Chain link has a reputation for being purely utilitarian, the workhorse of ballfields and back lots. That perception lingers because many of the fences people remember are the raw galvanized kind installed decades ago with minimal attention to line, finish, or landscape. The modern reality looks different. With better coatings, taller privacy options, custom colors, and tighter installation standards, chain link fencing can sharpen a property’s architecture and feel. When the post layout is clean, fabric tension is crisp, and the fence ties into the landscape, you get security, durability, and a surprising boost to curb appeal.
I have spent years specifying and building fences for homes, schools, light industrial sites, and municipal projects. Chain link remains the most straightforward value play when you want long service life with minimal maintenance. The difference between an eyesore and an asset usually comes down to three things: the material choices at the start, the discipline of the layout, and the finesse of the install.
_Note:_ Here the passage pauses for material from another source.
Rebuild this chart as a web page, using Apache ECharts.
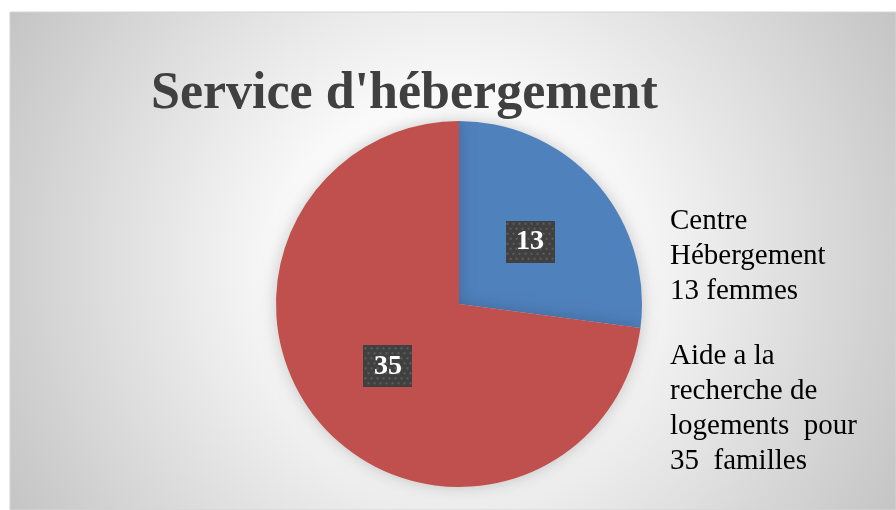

When you treat it like a crafted exterior element rather than a rushed perimeter, it pays you back every day you pull into the driveway.
Why curb appeal and chain link belong in the same sentence
People chase curb appeal for resale value, pride of place, and a welcoming street presence. A fence touches all three. It frames the lot, defines how your home sits on the street, and telegraphs how well the property is cared for. A sagging top rail, a leaning post, or fabric with waves sends a message nobody wants to send. A straight fence with consistent height, neat caps, and a finish that complements the house color blends in quietly or, when chosen intentionally, adds a crisp line that anchors the landscape.
I’ve replaced plenty of serviceable but ugly fences. Most homeowners were resigned to their chain link until we swapped out shiny silver for black vinyl-coated fabric with black posts, straightened gate geometry, and added a tight gravel sweep under the line. They were surprised by how “finished” the yard looked. If you think chain link is inherently industrial, seeing a matte black fence among well-kept shrubs will change your mind.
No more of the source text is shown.